=== Exercise ===
Reproduce only the lines from the one containing "Convert this chart to Plotly code." through the one containing "3.93, 2.75, 3.13]", exactly as written and with both ends included.

=== Dataset excerpts ===
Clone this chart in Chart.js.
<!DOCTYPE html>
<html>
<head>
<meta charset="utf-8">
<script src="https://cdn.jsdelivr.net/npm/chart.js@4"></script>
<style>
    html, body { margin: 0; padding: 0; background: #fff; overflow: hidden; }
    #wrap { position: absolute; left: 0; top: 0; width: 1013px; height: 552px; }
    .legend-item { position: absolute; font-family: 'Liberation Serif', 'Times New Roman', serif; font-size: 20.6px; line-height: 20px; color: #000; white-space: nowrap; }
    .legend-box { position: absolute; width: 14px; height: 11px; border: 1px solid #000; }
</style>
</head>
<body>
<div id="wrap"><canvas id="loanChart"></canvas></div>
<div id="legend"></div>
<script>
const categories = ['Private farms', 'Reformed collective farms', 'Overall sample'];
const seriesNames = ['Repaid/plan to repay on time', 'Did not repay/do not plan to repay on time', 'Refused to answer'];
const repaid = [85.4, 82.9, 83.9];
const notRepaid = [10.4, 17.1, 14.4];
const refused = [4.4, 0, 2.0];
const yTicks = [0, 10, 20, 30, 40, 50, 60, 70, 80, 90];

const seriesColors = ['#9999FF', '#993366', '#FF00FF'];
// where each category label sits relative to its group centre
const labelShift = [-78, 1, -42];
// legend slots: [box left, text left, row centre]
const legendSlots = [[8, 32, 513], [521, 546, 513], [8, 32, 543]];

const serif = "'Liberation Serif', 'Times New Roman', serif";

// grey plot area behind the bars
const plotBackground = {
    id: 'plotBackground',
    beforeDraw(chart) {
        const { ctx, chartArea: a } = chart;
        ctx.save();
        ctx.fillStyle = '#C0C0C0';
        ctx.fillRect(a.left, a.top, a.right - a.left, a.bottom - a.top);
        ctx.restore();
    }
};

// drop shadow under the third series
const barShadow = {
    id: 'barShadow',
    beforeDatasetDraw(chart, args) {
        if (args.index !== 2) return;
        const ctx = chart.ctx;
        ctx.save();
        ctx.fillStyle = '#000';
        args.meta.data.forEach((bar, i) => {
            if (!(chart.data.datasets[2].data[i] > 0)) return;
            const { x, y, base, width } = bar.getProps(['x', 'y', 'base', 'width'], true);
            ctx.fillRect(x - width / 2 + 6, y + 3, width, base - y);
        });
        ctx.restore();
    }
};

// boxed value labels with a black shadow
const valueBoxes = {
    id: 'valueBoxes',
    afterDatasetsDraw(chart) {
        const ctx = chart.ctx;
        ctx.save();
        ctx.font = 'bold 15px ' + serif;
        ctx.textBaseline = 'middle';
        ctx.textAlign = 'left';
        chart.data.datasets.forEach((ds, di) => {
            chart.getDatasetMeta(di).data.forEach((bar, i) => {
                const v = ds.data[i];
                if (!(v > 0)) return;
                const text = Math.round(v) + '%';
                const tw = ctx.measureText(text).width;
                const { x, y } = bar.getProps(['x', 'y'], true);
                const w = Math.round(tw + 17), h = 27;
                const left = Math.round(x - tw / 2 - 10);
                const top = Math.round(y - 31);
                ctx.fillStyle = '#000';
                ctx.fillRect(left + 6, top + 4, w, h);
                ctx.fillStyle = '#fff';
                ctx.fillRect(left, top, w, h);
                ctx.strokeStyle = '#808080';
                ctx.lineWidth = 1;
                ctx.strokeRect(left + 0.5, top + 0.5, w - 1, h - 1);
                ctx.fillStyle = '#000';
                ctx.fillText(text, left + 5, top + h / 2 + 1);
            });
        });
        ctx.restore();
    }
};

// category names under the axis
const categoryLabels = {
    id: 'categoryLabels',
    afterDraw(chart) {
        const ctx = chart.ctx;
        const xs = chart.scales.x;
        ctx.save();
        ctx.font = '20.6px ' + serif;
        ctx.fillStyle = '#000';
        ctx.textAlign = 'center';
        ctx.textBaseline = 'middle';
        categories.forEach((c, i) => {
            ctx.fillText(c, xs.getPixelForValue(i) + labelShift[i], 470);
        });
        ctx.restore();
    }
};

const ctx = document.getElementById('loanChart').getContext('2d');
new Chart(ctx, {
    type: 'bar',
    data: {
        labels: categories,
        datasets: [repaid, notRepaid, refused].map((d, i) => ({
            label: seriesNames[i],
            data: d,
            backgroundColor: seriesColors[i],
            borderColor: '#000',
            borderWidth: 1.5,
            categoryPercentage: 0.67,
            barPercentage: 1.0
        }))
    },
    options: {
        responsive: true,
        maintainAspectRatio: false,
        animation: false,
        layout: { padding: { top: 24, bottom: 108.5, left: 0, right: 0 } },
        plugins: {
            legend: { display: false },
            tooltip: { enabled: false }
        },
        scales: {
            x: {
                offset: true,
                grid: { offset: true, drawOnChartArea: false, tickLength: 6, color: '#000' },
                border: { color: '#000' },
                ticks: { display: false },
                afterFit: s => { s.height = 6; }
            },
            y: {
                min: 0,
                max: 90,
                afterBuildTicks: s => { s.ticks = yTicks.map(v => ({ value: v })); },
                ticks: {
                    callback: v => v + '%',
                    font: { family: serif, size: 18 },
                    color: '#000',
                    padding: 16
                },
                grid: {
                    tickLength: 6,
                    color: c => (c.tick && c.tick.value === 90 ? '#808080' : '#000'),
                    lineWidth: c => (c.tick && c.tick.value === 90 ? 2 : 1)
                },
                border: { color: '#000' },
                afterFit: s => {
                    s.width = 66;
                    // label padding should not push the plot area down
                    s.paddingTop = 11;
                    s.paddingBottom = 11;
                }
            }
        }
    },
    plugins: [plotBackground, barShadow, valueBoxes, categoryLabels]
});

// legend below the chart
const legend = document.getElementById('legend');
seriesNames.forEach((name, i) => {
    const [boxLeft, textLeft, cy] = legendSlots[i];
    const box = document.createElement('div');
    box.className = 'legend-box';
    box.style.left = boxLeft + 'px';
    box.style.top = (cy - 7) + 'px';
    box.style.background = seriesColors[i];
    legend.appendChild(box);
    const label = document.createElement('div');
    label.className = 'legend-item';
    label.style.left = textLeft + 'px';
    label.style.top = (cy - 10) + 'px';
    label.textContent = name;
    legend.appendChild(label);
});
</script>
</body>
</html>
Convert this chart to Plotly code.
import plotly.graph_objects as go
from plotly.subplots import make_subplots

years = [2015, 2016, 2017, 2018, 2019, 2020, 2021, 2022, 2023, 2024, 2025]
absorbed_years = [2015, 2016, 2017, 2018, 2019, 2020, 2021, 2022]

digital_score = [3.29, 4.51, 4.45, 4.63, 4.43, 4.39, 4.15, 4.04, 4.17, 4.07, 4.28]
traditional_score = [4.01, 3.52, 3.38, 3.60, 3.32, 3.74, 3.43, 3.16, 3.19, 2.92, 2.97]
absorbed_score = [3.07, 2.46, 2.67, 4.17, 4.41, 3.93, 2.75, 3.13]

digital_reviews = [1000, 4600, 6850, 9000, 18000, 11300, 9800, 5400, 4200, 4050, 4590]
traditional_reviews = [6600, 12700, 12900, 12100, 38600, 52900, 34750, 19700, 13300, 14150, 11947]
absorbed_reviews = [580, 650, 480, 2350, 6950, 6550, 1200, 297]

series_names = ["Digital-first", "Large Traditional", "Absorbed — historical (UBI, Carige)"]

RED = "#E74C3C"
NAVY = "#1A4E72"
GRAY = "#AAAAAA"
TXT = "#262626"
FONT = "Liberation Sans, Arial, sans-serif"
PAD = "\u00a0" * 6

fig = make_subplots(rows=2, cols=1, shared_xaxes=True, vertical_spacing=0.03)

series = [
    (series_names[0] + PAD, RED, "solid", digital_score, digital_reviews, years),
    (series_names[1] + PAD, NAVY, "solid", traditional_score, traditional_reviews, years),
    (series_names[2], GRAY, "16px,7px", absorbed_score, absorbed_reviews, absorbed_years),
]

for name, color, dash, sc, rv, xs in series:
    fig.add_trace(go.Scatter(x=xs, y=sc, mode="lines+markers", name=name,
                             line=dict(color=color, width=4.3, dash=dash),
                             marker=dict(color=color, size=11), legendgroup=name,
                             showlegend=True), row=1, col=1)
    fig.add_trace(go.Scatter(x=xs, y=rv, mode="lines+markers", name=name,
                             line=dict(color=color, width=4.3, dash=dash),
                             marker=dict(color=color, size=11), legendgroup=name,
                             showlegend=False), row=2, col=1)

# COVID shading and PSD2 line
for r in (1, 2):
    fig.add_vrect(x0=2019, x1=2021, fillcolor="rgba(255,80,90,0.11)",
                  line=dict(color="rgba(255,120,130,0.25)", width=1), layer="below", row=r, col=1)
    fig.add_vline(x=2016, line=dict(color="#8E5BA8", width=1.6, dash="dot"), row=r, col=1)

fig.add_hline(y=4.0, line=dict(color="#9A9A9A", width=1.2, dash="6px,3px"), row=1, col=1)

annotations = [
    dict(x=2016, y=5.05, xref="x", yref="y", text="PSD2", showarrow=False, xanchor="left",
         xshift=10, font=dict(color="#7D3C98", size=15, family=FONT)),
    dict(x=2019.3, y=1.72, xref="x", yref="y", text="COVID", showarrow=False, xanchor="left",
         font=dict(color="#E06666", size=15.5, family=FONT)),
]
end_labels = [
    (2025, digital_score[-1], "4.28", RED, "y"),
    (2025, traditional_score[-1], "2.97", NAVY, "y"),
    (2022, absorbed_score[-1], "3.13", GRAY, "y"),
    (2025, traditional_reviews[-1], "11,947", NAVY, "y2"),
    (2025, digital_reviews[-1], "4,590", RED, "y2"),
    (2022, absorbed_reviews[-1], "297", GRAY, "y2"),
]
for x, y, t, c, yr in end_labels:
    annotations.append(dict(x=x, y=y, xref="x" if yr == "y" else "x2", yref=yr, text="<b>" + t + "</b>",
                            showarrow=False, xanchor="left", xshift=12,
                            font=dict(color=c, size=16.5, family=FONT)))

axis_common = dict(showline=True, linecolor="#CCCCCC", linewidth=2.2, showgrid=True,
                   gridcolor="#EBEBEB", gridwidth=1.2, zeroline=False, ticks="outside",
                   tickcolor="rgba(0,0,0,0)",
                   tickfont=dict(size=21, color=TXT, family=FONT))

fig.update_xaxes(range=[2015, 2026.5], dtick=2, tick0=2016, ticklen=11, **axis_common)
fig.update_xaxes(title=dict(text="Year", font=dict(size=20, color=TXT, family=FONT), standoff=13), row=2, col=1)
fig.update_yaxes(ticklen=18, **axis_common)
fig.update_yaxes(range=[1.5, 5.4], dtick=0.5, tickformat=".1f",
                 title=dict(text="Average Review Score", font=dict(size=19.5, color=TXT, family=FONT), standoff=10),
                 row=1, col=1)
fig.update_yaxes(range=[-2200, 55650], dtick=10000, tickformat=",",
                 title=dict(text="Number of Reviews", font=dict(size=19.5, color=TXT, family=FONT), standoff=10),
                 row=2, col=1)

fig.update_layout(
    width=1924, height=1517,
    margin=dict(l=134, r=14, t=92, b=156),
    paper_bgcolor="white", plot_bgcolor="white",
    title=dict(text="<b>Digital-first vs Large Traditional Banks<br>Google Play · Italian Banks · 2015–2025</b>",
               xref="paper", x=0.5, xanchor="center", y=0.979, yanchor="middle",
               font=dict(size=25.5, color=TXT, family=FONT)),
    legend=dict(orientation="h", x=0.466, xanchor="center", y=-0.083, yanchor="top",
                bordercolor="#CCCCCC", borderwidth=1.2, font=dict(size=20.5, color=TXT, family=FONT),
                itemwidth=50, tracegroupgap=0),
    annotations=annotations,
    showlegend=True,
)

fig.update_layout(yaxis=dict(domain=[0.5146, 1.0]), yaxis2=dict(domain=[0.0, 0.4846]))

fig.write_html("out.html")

=== Reply ===
Convert this chart to Plotly code.
import plotly.graph_objects as go
from plotly.subplots import make_subplots

years = [2015, 2016, 2017, 2018, 2019, 2020, 2021, 2022, 2023, 2024, 2025]
absorbed_years = [2015, 2016, 2017, 2018, 2019, 2020, 2021, 2022]

digital_score = [3.29, 4.51, 4.45, 4.63, 4.43, 4.39, 4.15, 4.04, 4.17, 4.07, 4.28]
traditional_score = [4.01, 3.52, 3.38, 3.60, 3.32, 3.74, 3.43, 3.16, 3.19, 2.92, 2.97]
absorbed_score = [3.07, 2.46, 2.67, 4.17, 4.41, 3.93, 2.75, 3.13]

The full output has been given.